Die Protagonistin wird von ihrer verhängnisvollen Kindheit geprägt, die von einer strengen, kontrollierenden Mutter und einem erstickenden gesellschaftlichen Umfeld gezeichnet ist.
Dorothy ist weder in der Lage, sich in Skerry einzugewöhnen, noch ihren Gefühlen zu folgen und ihre Liebe zu dem Mann auszuleben, der sie ebenfalls liebt. Diese Erfahrungen aus ihrer Kindheit formen ihren Charakter und ihre Beziehung zu ihrem Sohn Moses, dessen tragischer Verlust sie in eine tiefe Trauer stürzt.

Als der Pfarrer sie bittet, den angespülten Jungen zu versorgen, fällt es ihr zunächst schwer. Die Erinnerungen, die sie jahrelang verdrängt hatte, kommen wieder an die Oberfläche und quälen sie.
Das zentrale Element der Erzählung – der angespülte Junge am Strand von Skerry – fungiert als Katalysator für Dorothys emotionalen Wandel. Zunächst widerwillig und voller Angst, öffnet sie sich langsam dem unbekannten Jungen.
Kelly spielt gekonnt mit der Struktur der Erzählung, wechselt zwischen den Zeitsträngen der Vergangenheit und Gegenwart sowie verschiedenen Erzählern. Dadurch entsteht ein literarisches Puzzle, das dem Leser erlaubt, Dorothys innere Konflikte und Ängste nachzuvollziehen.

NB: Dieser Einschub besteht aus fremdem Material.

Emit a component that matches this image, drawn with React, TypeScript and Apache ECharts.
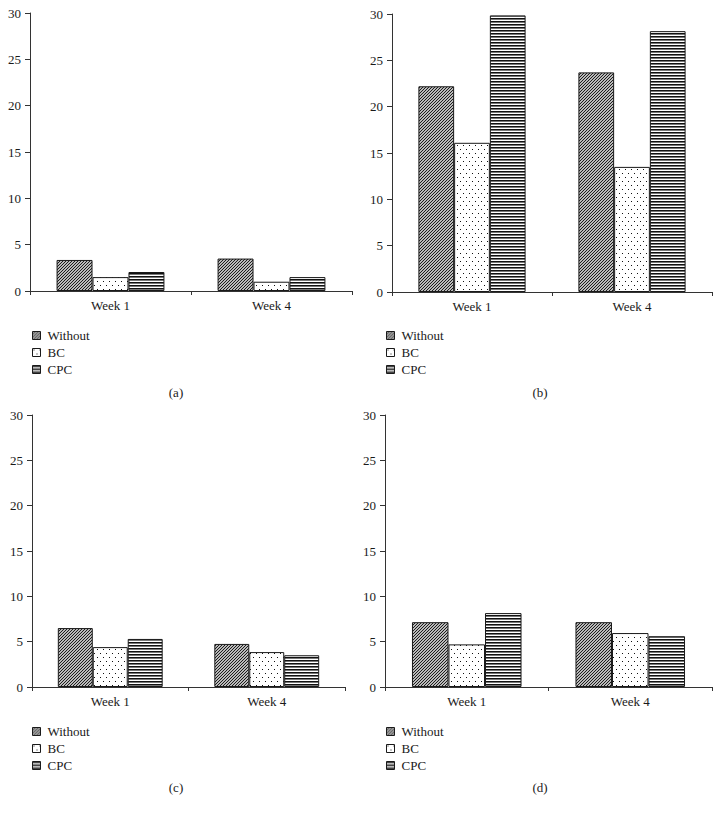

Dorothys Kampf, sich in der engen Gemeinschaft von Skerry zurechtzufinden, wird eindringlich beschrieben. Die Anwohner nehmen sie als kalt und unnahbar wahr, dabei wünscht sie sich nichts mehr als die Muster ihrer eigenen Erziehung zu durchbrechen und offener zu sein. Ihre Angst vor Ablehnung und die Schatten ihrer Kindheit hindern sie daran, echte Verbindungen zu knüpfen. Kelly gelingt es, diese komplexen Emotionen bildhaft darzustellen, sodass der Leser mitfühlen und Dorothys Entwicklung nachvollziehen kann.

Besonders bewegend ist die Veränderung von der Trauer zur Hoffnung. Der Junge, der wie ein Wunder aus dem Sturm ans Ufer gespült wird, symbolisiert nicht nur ein neues Leben, sondern auch die Möglichkeit, alte Muster zu durchbrechen. Durch ihn lernt Dorothy, dass es nie zu spät ist, die eigene Geschichte neu zu schreiben und Liebe sowie Akzeptanz zuzulassen. Ein wahres "Geschenk des Meeres".